Distributor to retailer: Distributors typically mark up 20–40% on top of what they pay you.
Retailer to consumer: Retailers typically mark up 50–100%.
If your product lands at $14 and you sell to a distributor at $18, the distributor sells to a retailer at $24–25, and the retailer puts it on the shelf at $48–50. Now, if comparable products in that category retail for $35, you have a problem.
This is exactly why understanding US consumer price expectations for your category is non-negotiable before you finalise your export pricing.
Benchmarking Against the US Market
Before you quote anyone, spend real time understanding what your category actually sells for in the US.
For retail products:
Search for your exact product type, sort by bestseller, and look at the price range of products with high review counts on Amazon. That is your consumer price window.
Check Target, Walmart, and Whole Foods (for food) online. These are the reference points your buyer is already using.
Look at speciality retailers for comparable items. Selling handcrafted home goods? See what West Elm or Anthropologie retails similar products for.
For B2B and wholesale:
Faire and other wholesale marketplaces show wholesale prices directly. The wholesale-to-retail ratio is usually around 50% - a product retailing at $40 wholesales at $20.
Talk to your buyer honestly. Ask what price point they need to make the product work. Good buyers will tell you.
The question to answer is simple: given your landed cost and the margins the chain needs, can your product reach the consumer at a price that is actually competitive in the category? If the answer is no, you have three honest options: Reduce your production cost, reduce your margin, or find a channel where fewer hands touch the product before it reaches the consumer.
Pricing Strategies That Work in the US Market
Minimum Order Quantities: Larger orders reduce your per-unit shipping, handling, and operational costs. Creating pricing tiers for quantities such as 500, 1,000, and 5,000 units allows you to reward bigger commitments while maintaining healthy margins on smaller orders.
FOB vs. DDP pricing: Many US buyers prefer DDP (Delivered Duty Paid) because it offers a single, all-inclusive price with logistics, duties, and delivery handled by the seller. While this simplifies purchasing for the buyer, it increases your operational complexity and financial risk.
If you offer DDP, your landed cost calculations need to be highly accurate because you are responsible for every cost along the way.
Currency risk: If you quote in USD while your costs sit in INR, build in a buffer for exchange-rate movement.

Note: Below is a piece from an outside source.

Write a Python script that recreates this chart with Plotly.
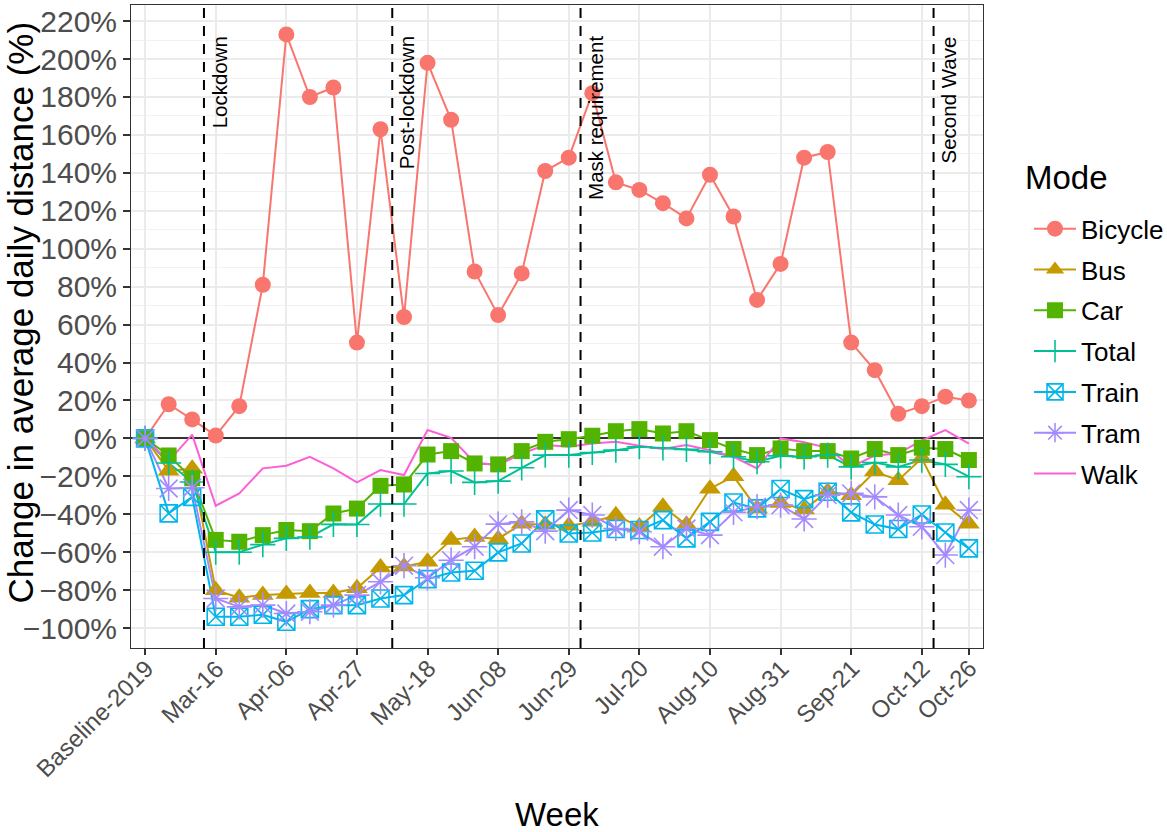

A 3–5% buffer on quotes with long lead times is reasonable.
Payment terms: US buyers commonly negotiate payment terms such as Net 30, Net 60, or even Net 90. Extended payment cycles create a real financing cost for your business, as capital remains tied up long after the order has been fulfilled.
Factor this cost into your pricing strategy or explore invoice financing solutions to maintain healthy cash flow.
What US Buyers Actually Negotiate On?
One of the biggest pricing mistakes exporters make is focusing only on the product price. In reality, US buyers negotiate the total cost of the relationship. The things they will push on:
Unit price
Freight terms
Payment terms
Return policy
Compliance costs
A buyer who gets Net 60 terms, free shipping to their warehouse, and a generous return allowance is getting a far better deal than the unit price alone suggests.
Final Thoughts
Every exporter eventually learns the same lesson: margins are not lost in the factory. They are lost in the details.
The freight costs you ignored, the payment terms you agreed to, the currency movement you did not anticipate, and the duty changes you failed to account for can quietly erode even the best products.
So build pricing models you can update quickly. Know your true landed cost at all times. Understand the full distribution chain before you quote a single number. And when in doubt, talk to a US customs broker and a freight forwarder before you commit to a price.
In the long run, buyers rarely remember who offered the lowest price. They remember who delivered consistently, solved problems quickly, and became a partner they could trust.